Federal Daily News
Federal inspectors, others spark broader public scrutiny of USDA reform effort
As promised, federal food safety inspectors, consumer groups and others on April 20 presented about 150,000 petitions to the Agriculture Department opposing proposed changes in the way poultry is inspected.
Poultry inspectors from the Food Safety and Inspection Service and the groups are protesting a plan that would take nationwide a pilot program under which fewer federal inspectors check poultry carcasses for physical defects, and plant employees take over much of the physical inspection process.
In response to growing media coverage of the proposed change, USDA on April 19 announced it would extend the public comment period for the proposal by about a month. The comment period was initially slated to close April 26.
“We recognize that this proposal would represent a significant change from the current system and has sparked a debate on how poultry is inspected,” FSIS said in a statement. “We also value the different opinions being expressed about the proposal and have extended the public comment period to ensure all sides are presented in this debate.”
The American Federation of Government Employees, which represents the inspectors, and a number of watchdog groups, including the Government Accountability Project and Food & Water Watch, delivered the petitions to USDA headquarters.
“Just like the fox shouldn’t guard the hen house, employees in poultry processing plants shouldn’t do their own food safety inspections,” Food & Water Watch said in a blog on its website.
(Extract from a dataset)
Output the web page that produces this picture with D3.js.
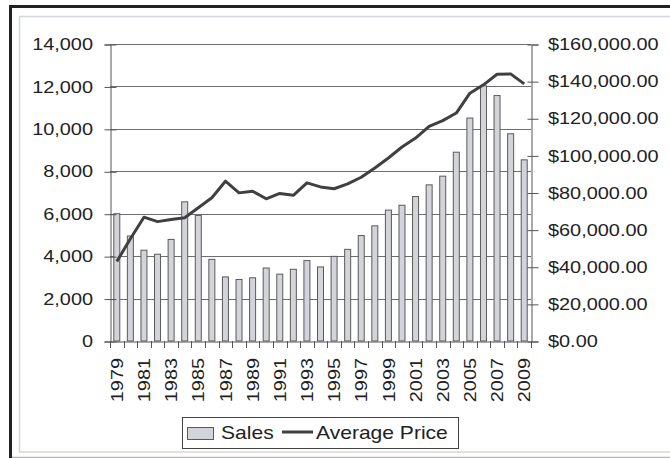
<!DOCTYPE html>
<html>
<head>
<meta charset="utf-8">
<script src="https://cdn.jsdelivr.net/npm/d3@7"></script>
<style>
  body { margin: 0; background: #fff; }
  text { font-family: "Liberation Sans", Arial, sans-serif; fill: #222; }
</style>
</head>
<body>
<div id="chart-area"></div>
<script>
// chart values
let years = ["1979","1980","1981","1982","1983","1984","1985","1986","1987","1988",
             "1989","1990","1991","1992","1993","1994","1995","1996","1997","1998",
             "1999","2000","2001","2002","2003","2004","2005","2006","2007","2008","2009"];
let sales = [6000, 4950, 4280, 4090, 4790, 6560, 5920, 3850, 3020, 2900,
             2980, 3440, 3150, 3380, 3790, 3490, 3990, 4320, 4970, 5430,
             6170, 6400, 6810, 7360, 7770, 8900, 10510, 12030, 11570, 9770, 8540];
let avgPrice = [42800, 55100, 66700, 64300, 65500, 66400, 71800, 77200, 86100, 79800,
                80700, 76600, 79500, 78500, 85200, 83000, 82000, 84600, 88200, 93200,
                98600, 104500, 109300, 115600, 118700, 122800, 133500, 138000, 143700, 143900, 138500];
let salesTicks = [0, 2000, 4000, 6000, 8000, 10000, 12000, 14000];
let priceTicks = [0, 20000, 40000, 60000, 80000, 100000, 120000, 140000, 160000];

let W = 670, H = 458;
let plotL = 110, plotR = 531, plotT = 44, plotB = 341;
let stretch = 1.17;

let svg = d3.select('#chart-area')
            .append('svg')
            .attr('width', W)
            .attr('height', H);

// frame
svg.append('rect').attr('x', 19.5).attr('y', 16.5).attr('width', 700).attr('height', 435.5)
   .attr('fill', 'none').attr('stroke', '#d4d6de').attr('stroke-width', 1.5);
svg.append('line').attr('x1', 9).attr('x2', 670).attr('y1', 6.5).attr('y2', 6.5)
   .attr('stroke', '#222').attr('stroke-width', 3);
svg.append('line').attr('x1', 10.5).attr('x2', 10.5).attr('y1', 5).attr('y2', 458)
   .attr('stroke', '#222').attr('stroke-width', 3);
svg.append('line').attr('x1', 12).attr('x2', 670).attr('y1', 457.5).attr('y2', 457.5)
   .attr('stroke', '#bfb3b3').attr('stroke-width', 1.5);

let x = d3.scaleBand()
          .domain(years)
          .range([plotL, plotR]);

let y = d3.scaleLinear()
          .domain([0, 14000])
          .range([plotB, plotT]);

let y2 = d3.scaleLinear()
           .domain([0, 160000])
           .range([plotB, plotT]);

// gridlines
svg.append('g').selectAll('line')
   .data(salesTicks.filter(d => d > 0))
   .enter().append('line')
   .attr('x1', plotL).attr('x2', plotR)
   .attr('y1', d => Math.round(y(d)) + 0.5)
   .attr('y2', d => Math.round(y(d)) + 0.5)
   .attr('stroke', '#6e6e6e').attr('stroke-width', 1);

// bars
svg.append('g').selectAll('rect')
   .data(sales)
   .enter().append('rect')
   .attr('x', (d, i) => x(years[i]) + x.bandwidth() / 2 - 3)
   .attr('y', d => y(d))
   .attr('width', 6)
   .attr('height', d => plotB - y(d))
   .attr('fill', '#d3d4da')
   .attr('stroke', '#5a5a5a')
   .attr('stroke-width', 1);

// left axis
let yAxis = d3.axisLeft(y).tickValues(salesTicks).tickSize(6).tickFormat(d3.format(','));
let gy = svg.append('g').attr('transform', 'translate(' + (plotL + 0.5) + ',0.5)').call(yAxis);
gy.select('.domain').attr('stroke', '#555');
gy.selectAll('.tick line').attr('stroke', '#555').attr('x2', -6).attr('x1', 6);
gy.selectAll('.tick text').remove();
svg.append('g').selectAll('text')
   .data(salesTicks)
   .enter().append('text')
   .attr('transform', d => 'translate(93,' + y(d) + ') scale(' + stretch + ',1)')
   .attr('text-anchor', 'end')
   .attr('dy', '0.36em')
   .attr('font-size', 17)
   .text(d => d3.format(',')(d));

// right axis
let y2Axis = d3.axisRight(y2).tickValues(priceTicks).tickSize(7);
let gy2 = svg.append('g').attr('transform', 'translate(' + (plotR + 0.5) + ',0.5)').call(y2Axis);
gy2.select('.domain').attr('stroke', '#555');
gy2.selectAll('.tick line').attr('stroke', '#555').attr('x1', -4).attr('x2', 7);
gy2.selectAll('.tick text').remove();
svg.append('g').selectAll('text')
   .data(priceTicks)
   .enter().append('text')
   .attr('transform', d => 'translate(548,' + y2(d) + ') scale(' + stretch + ',1)')
   .attr('dy', '0.36em')
   .attr('font-size', 17)
   .text(d => '$' + d3.format(',.2f')(d));

// bottom axis
let xAxis = d3.axisBottom(x).tickSize(0).tickFormat('');
let gx = svg.append('g').attr('transform', 'translate(0,' + (plotB + 0.5) + ')').call(xAxis);
gx.select('.domain').attr('stroke', '#555');
svg.append('g').selectAll('line')
   .data(years.concat(['end']))
   .enter().append('line')
   .attr('x1', (d, i) => Math.round(plotL + i * x.step()) + 0.5)
   .attr('x2', (d, i) => Math.round(plotL + i * x.step()) + 0.5)
   .attr('y1', plotB).attr('y2', plotB + 7)
   .attr('stroke', '#555');
svg.append('g').selectAll('text')
   .data(years.filter((d, i) => i % 2 == 0))
   .enter().append('text')
   .attr('transform', d => 'translate(' + (x(d) + x.bandwidth() / 2) + ',358) rotate(-90) scale(' + stretch + ',1)')
   .attr('text-anchor', 'end')
   .attr('dy', '0.36em')
   .attr('font-size', 17)
   .text(d => d);

// price line
let line = d3.line()
             .x((d, i) => x(years[i]) + x.bandwidth() / 2)
             .y(d => y2(d));
svg.append('path')
   .datum(avgPrice)
   .attr('d', line)
   .attr('fill', 'none')
   .attr('stroke', '#404040')
   .attr('stroke-width', 3)
   .attr('stroke-linejoin', 'round');

// legend
let lg = svg.append('g');
lg.append('rect').attr('x', 182.5).attr('y', 417.5).attr('width', 276).attr('height', 31)
  .attr('fill', '#fff').attr('stroke', '#444').attr('stroke-width', 1);
lg.append('rect').attr('x', 187.5).attr('y', 427.5).attr('width', 26).attr('height', 12)
  .attr('fill', '#d3d4da').attr('stroke', '#5a5a5a');
lg.append('text').attr('transform', 'translate(221,433) scale(' + stretch + ',1)')
  .attr('dy', '0.36em').attr('font-size', 18).text('Sales');
lg.append('line').attr('x1', 282).attr('x2', 313).attr('y1', 432).attr('y2', 432)
  .attr('stroke', '#404040').attr('stroke-width', 3);
lg.append('text').attr('transform', 'translate(316,433) scale(' + stretch + ',1)')
  .attr('dy', '0.36em').attr('font-size', 18).text('Average Price');
</script>
</body>
</html>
AFGE National President John Gage blamed the plan on budget cuts and called it a “foolish and dangerous proposal.” Gage said the plan “would reduce our highly trained teams of federal food safety inspectors to a skeleton crew who would have to review three birds every second – a humanly impossible task.”
An AFGE press release also said the union had obtained FSIS data through the Freedom of Information Act which showed that “company inspectors operating under the pilot project remove far fewer diseased birds than federal inspectors operating under the traditional process.”